Rising Eagles - Learning the Ropes

The Coalition Advanced Guard and 1st Column advance on Telnitz, their orders objective. Davout's III Corps has Defend orders.

This first game I'm playing of Rising Eagles is very much a learning game. Entering the 8AM turn I'm trying out some combat for the first time - and learning an important lesson!

Davout has the first activation of the turn. Both halves of the 3 Ligne fire during Davout's Offensive Fire Phase, one missing and the other prompting a Quality Factor Test (QFT) that the defending cavalry passes. The hexes are marked with fired markers.

Later, Keinmayer's Advanced Guard activates. The horse artillery on and near the hill south of Telnitz fires, causing a step loss to the 3 Ligne counter in the village. The Austrians win the exchange of fire this hour.

 In this system, it's possible to stack up to thirty size points in a single hex. Having greater numbers yields significant advantages in melee combat. The stack under Kienmayer contains all of the infantry in his AG formation, for a total of 27 size points. This gives the Austrians a 3:1 advantage in size, yielding a -3 DRM for any melee combat versus the single 8 strength French unit. I move Kienmayer and the infantry stack adjacent to the 3 Ligne counter in the orchard at the top of the hill.

I'm mostly concerned about an attack up a slope versus a full strength unit in an orchard. The attack upslope means a +1 DRM, for a final melee attack DRM of -2 (lower numbers are better for a die roll in this system). I'm thinking the Austrians still have a good shot at clearing the woods, probably forcing the French unit back and maybe causing a step loss.

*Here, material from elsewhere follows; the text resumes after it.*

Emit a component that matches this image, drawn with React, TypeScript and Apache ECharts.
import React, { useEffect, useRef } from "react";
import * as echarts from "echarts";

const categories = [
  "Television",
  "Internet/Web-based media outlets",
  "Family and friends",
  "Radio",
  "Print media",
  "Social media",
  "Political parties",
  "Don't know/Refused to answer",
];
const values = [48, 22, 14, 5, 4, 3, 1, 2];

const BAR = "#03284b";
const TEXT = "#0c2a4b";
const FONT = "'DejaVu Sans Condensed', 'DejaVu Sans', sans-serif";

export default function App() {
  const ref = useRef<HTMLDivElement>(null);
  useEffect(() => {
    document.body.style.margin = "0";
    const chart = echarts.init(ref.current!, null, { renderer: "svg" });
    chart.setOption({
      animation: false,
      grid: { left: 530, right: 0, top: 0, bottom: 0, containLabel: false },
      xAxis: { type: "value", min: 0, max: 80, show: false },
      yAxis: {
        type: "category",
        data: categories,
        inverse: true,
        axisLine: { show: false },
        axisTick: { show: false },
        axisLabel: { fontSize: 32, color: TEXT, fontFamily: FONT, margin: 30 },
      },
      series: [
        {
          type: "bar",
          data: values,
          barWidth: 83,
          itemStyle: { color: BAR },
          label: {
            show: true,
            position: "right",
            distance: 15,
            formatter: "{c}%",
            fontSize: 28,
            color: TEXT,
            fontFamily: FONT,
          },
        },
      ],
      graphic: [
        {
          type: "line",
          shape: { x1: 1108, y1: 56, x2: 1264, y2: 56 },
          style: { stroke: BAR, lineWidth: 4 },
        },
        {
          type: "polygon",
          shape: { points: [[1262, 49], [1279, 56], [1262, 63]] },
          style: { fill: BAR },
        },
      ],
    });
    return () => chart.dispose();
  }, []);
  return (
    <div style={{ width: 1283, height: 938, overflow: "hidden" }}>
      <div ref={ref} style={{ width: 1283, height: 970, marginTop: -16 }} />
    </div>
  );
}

Before the melee attack, though, the 3 Ligne gets a Defensive Fire phase. Unlike during the earlier Offensive Fire Phase, this time the French score a hit and cause a QFT. The lead Austrian unit has a Quality Factor of 7, and the Austrians roll a 10 - they needed to roll a 7 or less for the defensive fire to have no effect.

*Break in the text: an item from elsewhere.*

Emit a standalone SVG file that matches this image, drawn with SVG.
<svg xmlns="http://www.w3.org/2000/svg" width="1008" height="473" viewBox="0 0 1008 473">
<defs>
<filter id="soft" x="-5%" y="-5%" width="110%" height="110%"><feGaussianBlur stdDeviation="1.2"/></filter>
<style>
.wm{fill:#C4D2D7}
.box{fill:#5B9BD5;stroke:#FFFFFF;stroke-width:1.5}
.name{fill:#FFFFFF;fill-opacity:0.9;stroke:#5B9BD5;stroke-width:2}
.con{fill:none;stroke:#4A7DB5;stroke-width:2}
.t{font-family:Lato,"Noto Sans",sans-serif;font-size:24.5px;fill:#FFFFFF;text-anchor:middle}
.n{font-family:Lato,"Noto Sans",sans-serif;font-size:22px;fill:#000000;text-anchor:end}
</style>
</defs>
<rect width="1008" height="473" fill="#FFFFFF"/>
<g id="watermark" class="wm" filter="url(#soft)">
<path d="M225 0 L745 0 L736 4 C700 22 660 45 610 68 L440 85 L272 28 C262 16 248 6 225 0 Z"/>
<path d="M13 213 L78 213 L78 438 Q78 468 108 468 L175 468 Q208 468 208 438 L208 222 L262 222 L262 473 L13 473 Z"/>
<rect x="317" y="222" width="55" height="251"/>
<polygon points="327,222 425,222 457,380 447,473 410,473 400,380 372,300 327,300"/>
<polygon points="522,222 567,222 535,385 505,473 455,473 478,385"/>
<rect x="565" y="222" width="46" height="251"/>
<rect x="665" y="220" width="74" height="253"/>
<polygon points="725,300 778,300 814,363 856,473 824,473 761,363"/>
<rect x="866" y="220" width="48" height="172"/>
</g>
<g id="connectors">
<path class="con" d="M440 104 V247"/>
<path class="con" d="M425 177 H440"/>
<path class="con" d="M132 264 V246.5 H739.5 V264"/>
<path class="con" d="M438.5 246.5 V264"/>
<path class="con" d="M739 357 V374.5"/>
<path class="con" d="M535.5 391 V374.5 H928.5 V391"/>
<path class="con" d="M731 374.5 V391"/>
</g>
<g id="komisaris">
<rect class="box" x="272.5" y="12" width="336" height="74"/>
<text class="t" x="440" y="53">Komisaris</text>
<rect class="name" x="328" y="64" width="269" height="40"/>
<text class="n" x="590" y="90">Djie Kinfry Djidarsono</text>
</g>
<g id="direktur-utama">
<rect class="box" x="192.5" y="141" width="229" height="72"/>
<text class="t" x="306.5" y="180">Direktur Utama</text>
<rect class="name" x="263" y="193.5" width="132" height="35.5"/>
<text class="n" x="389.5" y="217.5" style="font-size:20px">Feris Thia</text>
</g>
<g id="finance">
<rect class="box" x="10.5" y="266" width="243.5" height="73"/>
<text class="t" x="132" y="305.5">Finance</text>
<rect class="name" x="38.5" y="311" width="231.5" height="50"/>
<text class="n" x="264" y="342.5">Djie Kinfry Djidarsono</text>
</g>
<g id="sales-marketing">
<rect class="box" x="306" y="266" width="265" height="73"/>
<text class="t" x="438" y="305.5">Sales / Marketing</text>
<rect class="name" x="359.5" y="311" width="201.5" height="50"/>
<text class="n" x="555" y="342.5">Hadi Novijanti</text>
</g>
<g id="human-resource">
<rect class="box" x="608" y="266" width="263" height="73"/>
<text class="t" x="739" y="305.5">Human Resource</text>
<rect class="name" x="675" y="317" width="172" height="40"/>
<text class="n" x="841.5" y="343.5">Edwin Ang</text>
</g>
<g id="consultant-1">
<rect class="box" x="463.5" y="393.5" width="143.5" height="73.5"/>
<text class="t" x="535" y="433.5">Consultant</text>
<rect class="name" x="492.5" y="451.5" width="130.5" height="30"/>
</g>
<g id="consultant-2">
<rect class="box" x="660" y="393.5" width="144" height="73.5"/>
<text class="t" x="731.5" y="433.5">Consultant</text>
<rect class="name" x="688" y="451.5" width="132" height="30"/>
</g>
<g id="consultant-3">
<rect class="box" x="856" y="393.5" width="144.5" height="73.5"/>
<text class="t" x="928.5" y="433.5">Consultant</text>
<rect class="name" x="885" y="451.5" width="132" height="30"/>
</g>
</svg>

Here's where the lesson comes in: had the Austrians missed their QFT by 2 or less, the stack would have had to retreat one hex, or the lead unit could have taken a step loss, the stack would have stayed in place, and the melee attack could continue. So, the Austrian infantry would have been either driven back by the murderous French fire from the orchard, or the staunch Grenzers would take some casualties and continue to press their attack home, though at less of an advantage since the overall size of the attacking stack would have been smaller.

The Austrians missed by three, though. In that case, the lead unit immediately routs, and all of the other units in the stack rout with it, moving three hexes away, toward the Austrian LOC. The stack will continue to rout each turn until rallied.

So, with a single defensive fire phase, the 3 Ligne stripped the Coalition AG of all of its infantry for at least a turn. We're in turn 2 of a five-turn scenario. That's going to hurt the Austrians.

Lesson learned: stacks of doom may not be the best idea! I could have spread out the AG's infantry into two or three hexes and still combined them for a melee attack. French defensive fire would have been confined to a single hex, and even with similar results, far fewer Austrian units would have been caught in the rout. Now Davout has a second activation and reinforcements on the way this turn to shore up the defense of Telnitz, and the AG has no infantry available.